Retype, exactly as they stand, the lines from the start of the data to the line that contains "import Chart from 'chart.js/auto';", both ends included. Leave the pictures out.

# # # # #

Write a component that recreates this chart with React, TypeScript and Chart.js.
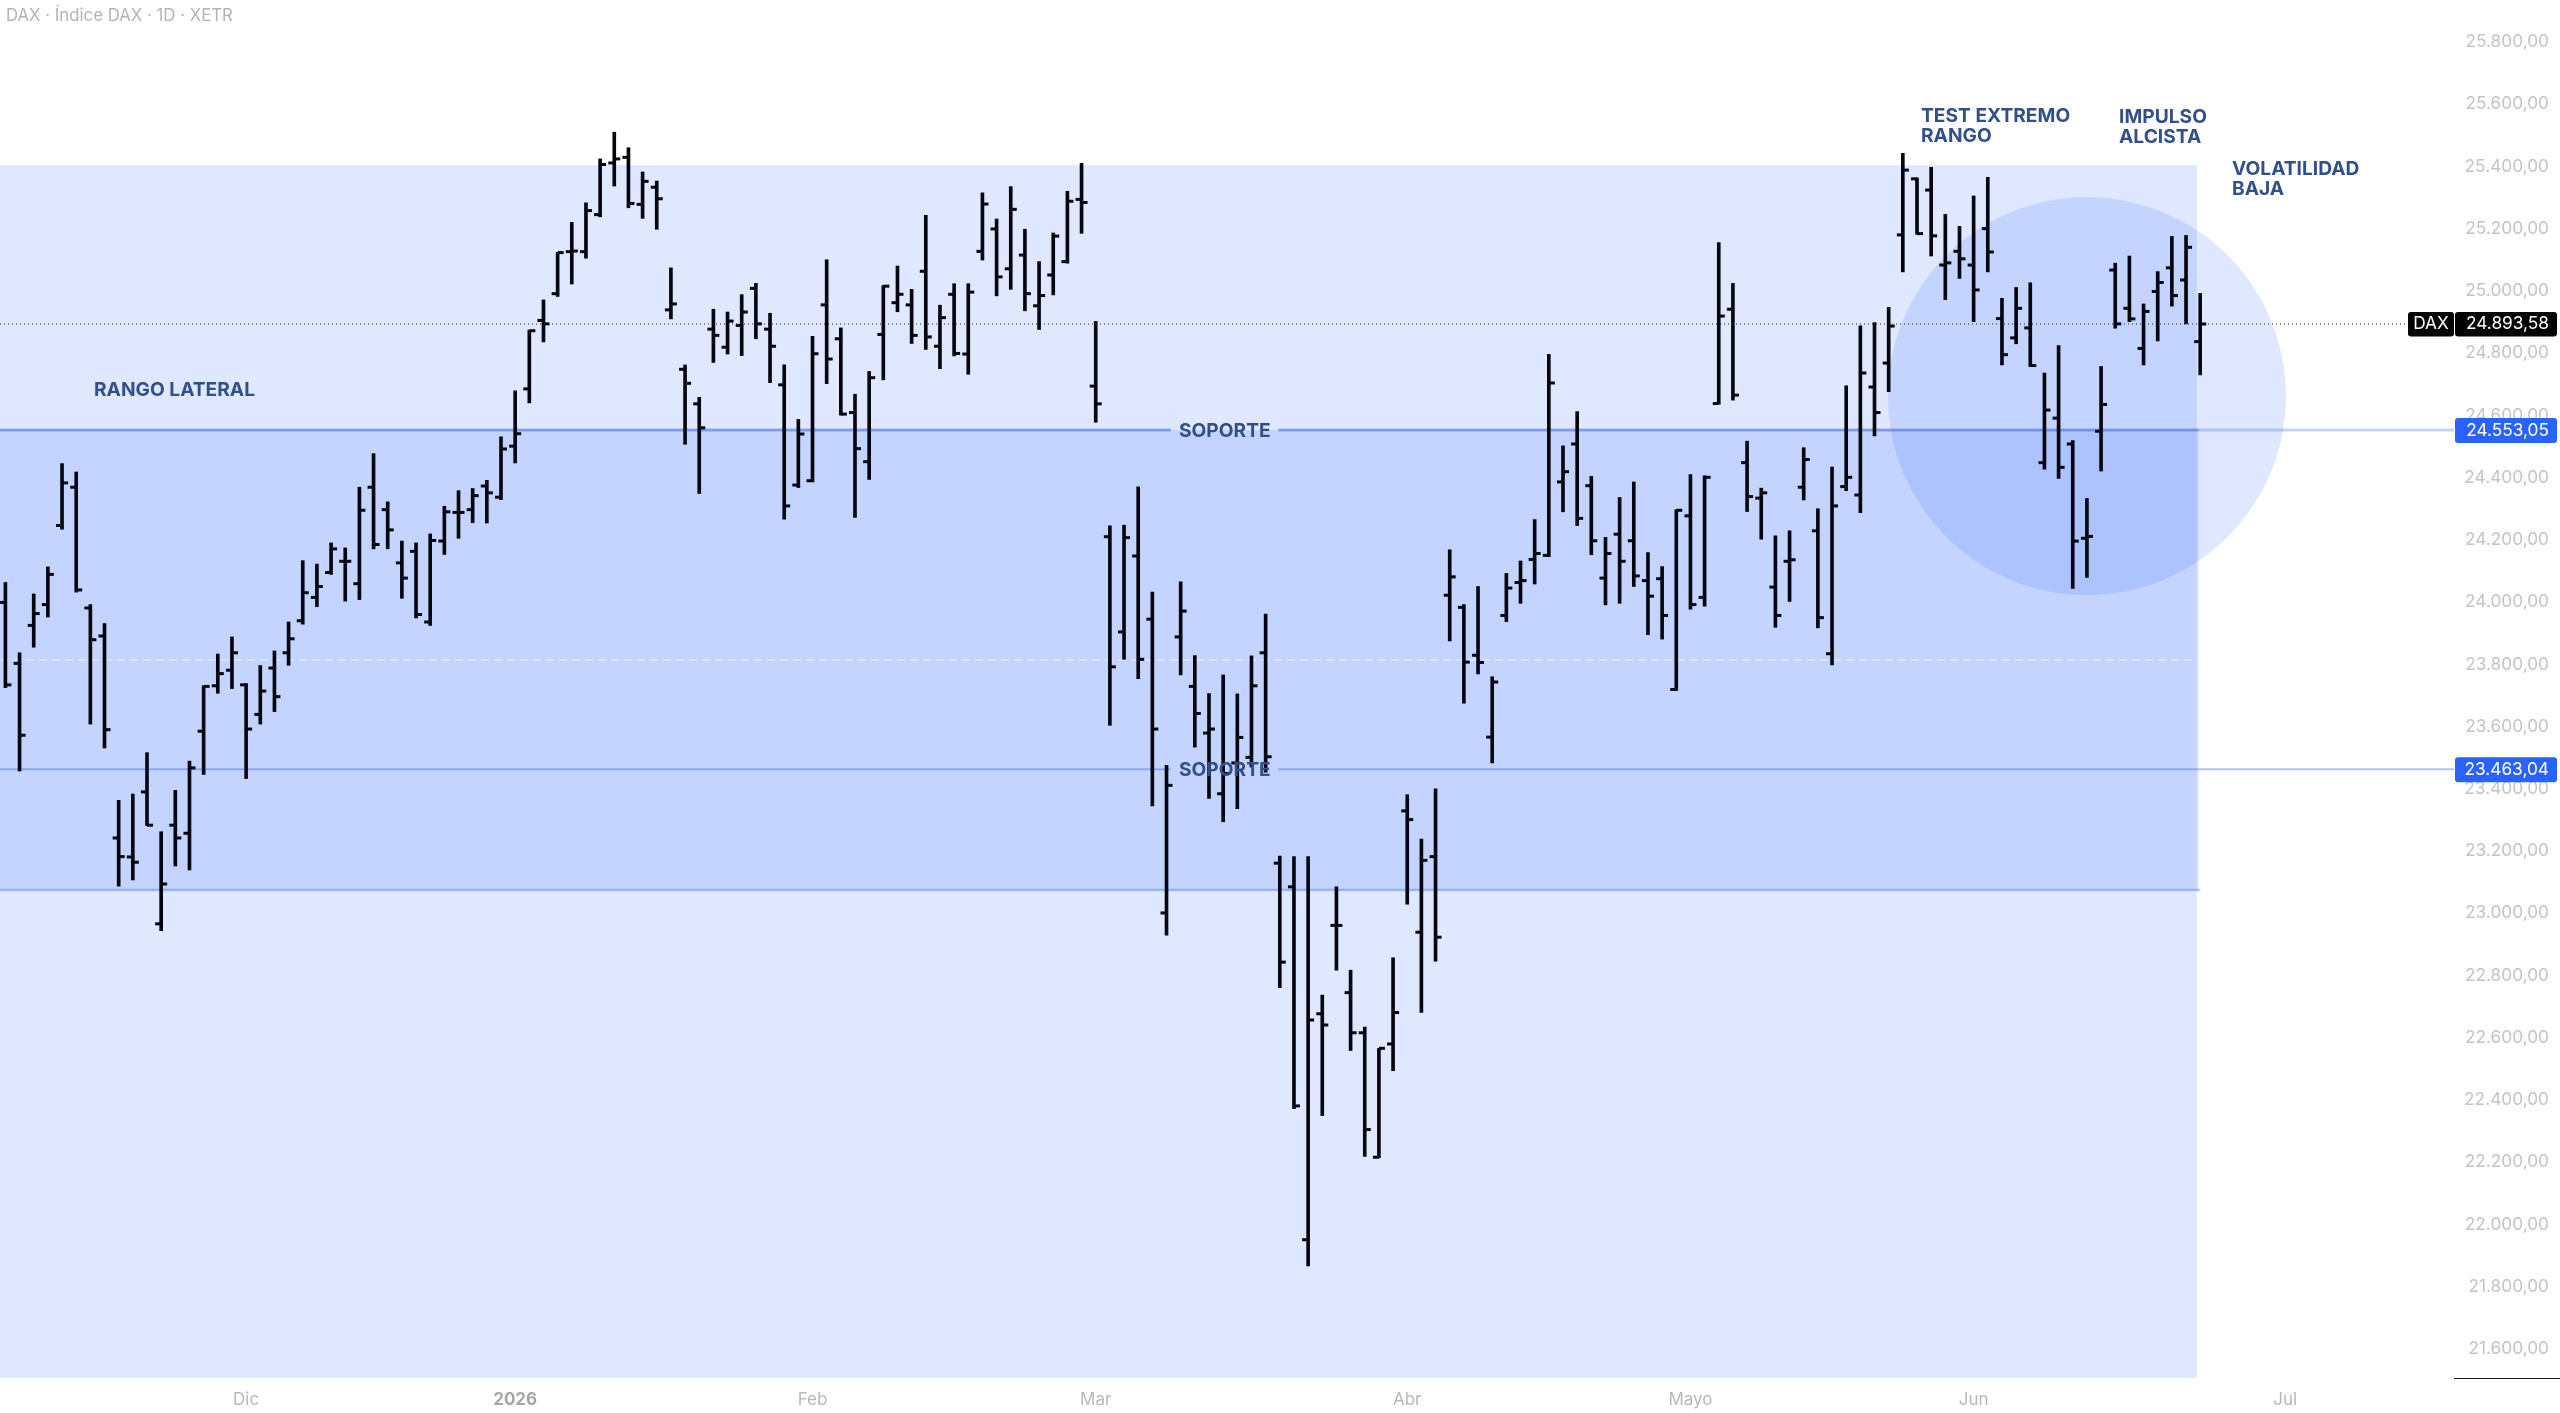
import React, { useEffect, useRef } from 'react';
import Chart from 'chart.js/auto';

// one entry per trading day, oldest first
const openPrices = [
  23999, 23803, 23925, 23992, 24246, 24369, 23981, 23891, 23242, 23181, 23390, 22966, 23283, 23257, 23585, 23731,
  23781, 23734, 23639, 23788, 23837, 23940, 24015, 24095, 24131, 24059, 24369, 24297, 24126, 24163, 23936, 24196,
  24288, 24297, 24373, 24337, 24501, 24685, 24905, 24991, 25126, 25126, 25245, 25411, 25429, 25278, 25333, 24939,
  24748, 24637, 24877, 24819, 24889, 25008, 24877, 24698, 24376, 24390, 24955, 24846, 24609, 24451, 24860, 24962,
  24955, 25063, 24822, 24989, 24797, 25127, 25199, 25071, 25115, 24952, 25051, 25094, 25294, 24694, 24210, 23904,
  24148, 23945, 23001, 23888, 23729, 23579, 23384, 23483, 23501, 23837, 23161, 23085, 21951, 22677, 22961, 22745,
  22616, 22216, 22580, 23329, 22939, 23182, 24022, 23983, 23829, 23566, 23957, 24063, 24137, 24150, 24386, 24508,
  24374, 24077, 24218, 24197, 24069, 24075, 23719, 24277, 24015, 24638, 24941, 24448, 24334, 24048, 24131, 24369,
  24229, 23834, 24371, 24344, 24691, 24768, 25180, 25360, 25324, 25083, 25127, 25083, 25200, 24911, 24849, 24881,
  24448, 24591, 24508, 24205, 24549, 25067, 24944, 24815, 24998, 25074, 25035, 24837,
];
const highPrices = [
  24063, 23837, 24026, 24113, 24445, 24418, 23992, 23931, 23363, 23383, 23516, 23262, 23395, 23489, 23731, 23833,
  23888, 23738, 23796, 23843, 23936, 24133, 24122, 24190, 24174, 24369, 24477, 24322, 24196, 24190, 24219, 24308,
  24358, 24365, 24391, 24531, 24679, 24874, 24971, 25123, 25220, 25283, 25424, 25510, 25460, 25382, 25353, 25074,
  24762, 24658, 24941, 24932, 24988, 25024, 24928, 24762, 24587, 24854, 25100, 24881, 24668, 24741, 25017, 25080,
  25005, 25243, 24954, 25023, 25023, 25315, 25231, 25335, 25198, 25094, 25186, 25320, 25410, 24902, 24245, 24247,
  24370, 24032, 23475, 24065, 23828, 23706, 23766, 23705, 23827, 23961, 23184, 23182, 23182, 22737, 23085, 22817,
  22634, 22566, 22857, 23381, 23238, 23400, 24168, 23992, 24050, 23760, 24092, 24132, 24265, 24796, 24502, 24612,
  24404, 24208, 24336, 24386, 24159, 24114, 24296, 24410, 24406, 25155, 25024, 24517, 24366, 24213, 24229, 24496,
  24300, 24434, 24695, 24888, 24898, 24947, 25442, 25363, 25397, 25246, 25207, 25305, 25365, 24976, 25011, 25026,
  24736, 24824, 24519, 24333, 24757, 25089, 25112, 24958, 25062, 25175, 25178, 24992,
];
const lowPrices = [
  23725, 23457, 23855, 23952, 24234, 24032, 23608, 23531, 23087, 23107, 23282, 22944, 23152, 23139, 23446, 23707,
  23722, 23433, 23608, 23648, 23797, 23929, 23985, 24089, 24003, 24008, 24171, 24171, 24012, 23949, 23925, 24153,
  24205, 24255, 24254, 24329, 24447, 24640, 24836, 24982, 25022, 25105, 25238, 25337, 25267, 25233, 25198, 24910,
  24507, 24349, 24770, 24797, 24792, 24846, 24705, 24266, 24368, 24386, 24702, 24601, 24272, 24394, 24714, 24933,
  24831, 24812, 24750, 24791, 24732, 25099, 24984, 25005, 24936, 24876, 24987, 25089, 25185, 24578, 23604, 23816,
  23754, 23345, 22930, 23766, 23534, 23369, 23294, 23336, 23470, 23453, 22761, 22372, 21867, 22350, 22817, 22559,
  22219, 22214, 22494, 23029, 22681, 22846, 23875, 23675, 23769, 23483, 23937, 23996, 24058, 24146, 24290, 24246,
  24152, 23991, 23996, 24050, 23895, 23881, 23716, 23977, 23987, 24636, 24649, 24291, 24202, 23919, 24002, 24328,
  23917, 23798, 24358, 24287, 24534, 24676, 25061, 25182, 25112, 24972, 25040, 24901, 25061, 24762, 24830, 24757,
  24427, 24397, 24044, 24079, 24421, 24880, 24901, 24762, 24839, 24951, 24894, 24730,
];
const closePrices = [
  23734, 23572, 23963, 24089, 24383, 24039, 23879, 23590, 23182, 23164, 23283, 23094, 23242, 23467, 23729, 23770,
  23837, 23592, 23714, 23696, 23882, 24030, 24050, 24171, 24131, 24295, 24185, 24232, 24077, 23960, 24198, 24290,
  24288, 24342, 24351, 24492, 24541, 24872, 24894, 25123, 25128, 25258, 25406, 25424, 25281, 25352, 25296, 24958,
  24703, 24560, 24857, 24903, 24932, 24894, 24822, 24309, 24540, 24798, 24781, 24604, 24493, 24721, 25015, 24989,
  24857, 24852, 24914, 24799, 24996, 25279, 25045, 25262, 24991, 24985, 25176, 25288, 25284, 24637, 23792, 24207,
  23816, 23592, 23411, 23971, 23642, 23592, 23449, 23565, 23731, 23503, 22843, 22381, 22657, 22641, 22961, 22616,
  22305, 22566, 22681, 23301, 23170, 22923, 24081, 23807, 23806, 23743, 24045, 24069, 24156, 24704, 24419, 24269,
  24197, 24156, 24131, 24084, 24019, 23957, 24295, 23992, 24401, 24919, 24665, 24339, 24351, 23957, 24136, 24458,
  23950, 24309, 24401, 24736, 24609, 24887, 25388, 25184, 25177, 25090, 25103, 25003, 25125, 24795, 24944, 24760,
  24617, 24433, 24196, 24211, 24635, 24894, 24910, 24934, 25027, 24985, 25140, 24893.58,
];

const priceTicks = [
  21600, 21800, 22000, 22200, 22400, 22600, 22800, 23000, 23200, 23400, 23600, 23800, 24000, 24200, 24400, 24600,
  24800, 25000, 25200, 25400, 25600, 25800,
];
const monthLabels = ['Dic', '2026', 'Feb', 'Mar', 'Abr', 'Mayo', 'Jun', 'Jul'];
const monthBars = [17, 36, 57, 77, 99, 119, 139, 161];

const lastPrice = 24893.58;
const upperSupport = 24553.05;
const lowerSupport = 23463.04;
const midLevel = 23814;
const rangeTop = 25404;
const innerBottom = 23075;
const circleCentre = { x: 147, y: 24662 };

const xMin = -0.381;
const xMax = 172.924;
const yMin = 21506.6;
const yMax = 25934.7;
const boxEnd = 154.9;
const gapStart = 82.3;
const gapEnd = 89.9;

const ink = '#05060f';
const navy = '#31508a';
const uiFont = 'Inter';

const bars = openPrices.map((_, i) => i);
const fmt = (v: number) => v.toLocaleString('de-DE', { minimumFractionDigits: 2, maximumFractionDigits: 2 });

const gappedLine = (y: number, end: number) => [
  { x: xMin, y },
  { x: gapStart, y },
  { x: (gapStart + gapEnd) / 2, y: null },
  { x: gapEnd, y },
  { x: end, y },
];

const levelLine = (y: number, end: number, color: string, width: number, dash: number[] = []) => ({
  type: 'line',
  data: gappedLine(y, end),
  borderColor: color,
  borderWidth: width,
  borderDash: dash,
  pointRadius: 0,
  spanGaps: false,
  order: 4,
});

const notes = [
  { lines: ['RANGO LATERAL'], x: 94, y: 390 },
  { lines: ['SOPORTE'], x: 1179, y: 431 },
  { lines: ['SOPORTE'], x: 1179, y: 770 },
  { lines: ['TEST EXTREMO', 'RANGO'], x: 1921, y: 116.5 },
  { lines: ['IMPULSO', 'ALCISTA'], x: 2119, y: 117.5 },
  { lines: ['VOLATILIDAD', 'BAJA'], x: 2232, y: 169.5 },
];

const zonesPlugin = {
  id: 'zones',
  beforeDatasetsDraw(chart: any) {
    const { ctx, scales } = chart;
    const fill = (x2: number, top: number, bottom: number) => {
      const y1 = scales.y.getPixelForValue(top);
      const y2 = scales.y.getPixelForValue(bottom);
      ctx.fillStyle = 'rgba(41, 98, 255, 0.15)';
      ctx.fillRect(0, y1, scales.x.getPixelForValue(x2), y2 - y1);
    };
    fill(154.77, rangeTop, yMin);
    fill(boxEnd, upperSupport, innerBottom);
  },
};

const badge = (ctx: any, x: number, y: number, w: number, h: number, color: string, text: string, textX: number, align: any) => {
  ctx.fillStyle = color;
  ctx.beginPath();
  ctx.roundRect(x, y, w, h, 3);
  ctx.fill();
  ctx.fillStyle = '#ffffff';
  ctx.textAlign = align;
  ctx.textBaseline = 'middle';
  ctx.font = `400 17.3px ${uiFont}`;
  ctx.fillText(text, textX, y + h / 2);
};

const overlayPlugin = {
  id: 'overlay',
  afterDatasetsDraw(chart: any) {
    const { ctx } = chart;
    ctx.save();
    ctx.fillStyle = navy;
    ctx.font = `700 19.2px ${uiFont}`;
    ctx.textAlign = 'left';
    ctx.textBaseline = 'middle';
    notes.forEach(note => {
      note.lines.forEach((line, i) => ctx.fillText(line, note.x, note.y + i * 19.5));
    });
    ctx.restore();
  },
  afterDraw(chart: any) {
    const { ctx, scales } = chart;
    ctx.save();
    // price tags on the axis
    const lastY = scales.y.getPixelForValue(lastPrice);
    badge(ctx, 2408, lastY - 12, 46, 24.5, '#000000', 'DAX', 2431, 'center');
    badge(ctx, 2455, lastY - 12, 102, 24.5, '#000000', fmt(lastPrice), 2549, 'right');
    [upperSupport, lowerSupport].forEach(level => {
      const y = scales.y.getPixelForValue(level);
      badge(ctx, 2455, y - 12, 102, 25, '#2962ff', fmt(level), 2549, 'right');
    });
    ctx.strokeStyle = '#1a1a1a';
    ctx.lineWidth = 1;
    ctx.beginPath();
    ctx.moveTo(2454, chart.chartArea.bottom + 0.5);
    ctx.lineTo(2560, chart.chartArea.bottom + 0.5);
    ctx.stroke();
    ctx.fillStyle = '#b4b4b4';
    ctx.font = `400 16.8px ${uiFont}`;
    ctx.textAlign = 'left';
    ctx.textBaseline = 'middle';
    ctx.fillText('DAX · Índice DAX · 1D · XETR', 6, 16);
    ctx.restore();
  },
};

const App = () => {
  const canvasRef = useRef<HTMLCanvasElement | null>(null);

  useEffect(() => {
    const ctx = canvasRef.current?.getContext('2d') as any;
    const chart = new Chart(ctx, {
      type: 'bar',
      data: {
        datasets: [
          {
            type: 'bubble',
            data: [{ ...circleCentre, r: 199 }],
            backgroundColor: 'rgba(41, 98, 255, 0.15)',
            borderWidth: 0,
            order: 5,
          },
          levelLine(upperSupport, xMax, 'rgba(30, 80, 200, 0.25)', 3),
          levelLine(upperSupport, boxEnd, 'rgba(30, 80, 200, 0.28)', 2.5),
          levelLine(lowerSupport, xMax, 'rgba(30, 80, 200, 0.33)', 2),
          {
            type: 'line',
            data: [{ x: xMin, y: innerBottom }, { x: boxEnd + 0.1, y: innerBottom }],
            borderColor: 'rgba(30, 80, 200, 0.3)',
            borderWidth: 2.5,
            pointRadius: 0,
            order: 4,
          },
          {
            type: 'line',
            data: [{ x: xMin, y: midLevel }, { x: boxEnd, y: midLevel }],
            borderColor: 'rgba(255, 255, 255, 0.55)',
            borderWidth: 1.5,
            borderDash: [8, 5],
            pointRadius: 0,
            order: 4,
          },
          {
            type: 'line',
            data: [{ x: xMin, y: lastPrice }, { x: 169.7, y: lastPrice }],
            borderColor: 'rgba(0, 0, 0, 0.85)',
            borderWidth: 1,
            borderDash: [1, 3],
            pointRadius: 0,
            order: 3,
          },
          {
            type: 'bar',
            data: bars.map(i => ({ x: i, y: [lowPrices[i], highPrices[i]] })),
            backgroundColor: ink,
            barThickness: 3,
            grouped: false,
            order: 2,
          },
          {
            type: 'scatter',
            data: bars.map(i => ({ x: i, y: openPrices[i] })),
            pointStyle: 'dash',
            rotation: 180,
            radius: 6,
            borderColor: ink,
            borderWidth: 3,
            order: 1,
          },
          {
            type: 'scatter',
            data: bars.map(i => ({ x: i, y: closePrices[i] })),
            pointStyle: 'dash',
            rotation: 0,
            radius: 6,
            borderColor: ink,
            borderWidth: 3,
            order: 1,
          },
        ] as any,
      },
      options: {
        animation: false,
        responsive: false,
        devicePixelRatio: 1,
        events: [],
        layout: { autoPadding: false, padding: { right: 11 } },
        plugins: {
          legend: { display: false },
          tooltip: { enabled: false },
        },
        scales: {
          x: {
            type: 'linear',
            offset: false,
            min: xMin,
            max: xMax,
            grid: { display: false },
            border: { display: false },
            afterBuildTicks: (scale: any) => {
              scale.ticks = monthBars.map(value => ({ value }));
            },
            afterFit: (scale: any) => {
              scale.height = 35;
              scale.paddingLeft = 0;
              scale.paddingRight = 0;
            },
            ticks: {
              autoSkip: false,
              maxRotation: 0,
              padding: 4,
              color: (c: any) => (c.tick?.value === 36 ? '#a6a6a6' : '#b8b8b8'),
              font: (c: any) => ({
                family: uiFont,
                size: 17,
                weight: c.tick?.value === 36 ? 700 : 400,
              }),
              callback: (value: any) => monthLabels[monthBars.indexOf(value)],
            },
          },
          y: {
            type: 'linear',
            position: 'right',
            min: yMin,
            max: yMax,
            grid: { display: false },
            border: { display: false },
            afterBuildTicks: (scale: any) => {
              scale.ticks = priceTicks.map(value => ({ value }));
            },
            afterFit: (scale: any) => {
              scale.width = 95;
              scale.paddingTop = 0;
              scale.paddingBottom = 0;
            },
            ticks: {
              crossAlign: 'far',
              padding: 0,
              color: '#c4c4c4',
              font: { family: uiFont, size: 17.3 },
              callback: (value: any) => fmt(value),
            },
          },
        },
      } as any,
      plugins: [zonesPlugin, overlayPlugin],
    });

    return () => {
      chart.destroy();
    };
  }, [canvasRef]);

  return (
    <div style={{ position: 'absolute', left: 0, top: 0, width: 2560, height: 1413, background: '#ffffff' }}>
      <canvas ref={canvasRef} width={2560} height={1413} style={{ display: 'block' }} />
    </div>
  );
};

export default App;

# # # # #

**Written solution**
Write a component that recreates this chart with React, TypeScript and Chart.js.
import React, { useEffect, useRef } from 'react';
import Chart from 'chart.js/auto';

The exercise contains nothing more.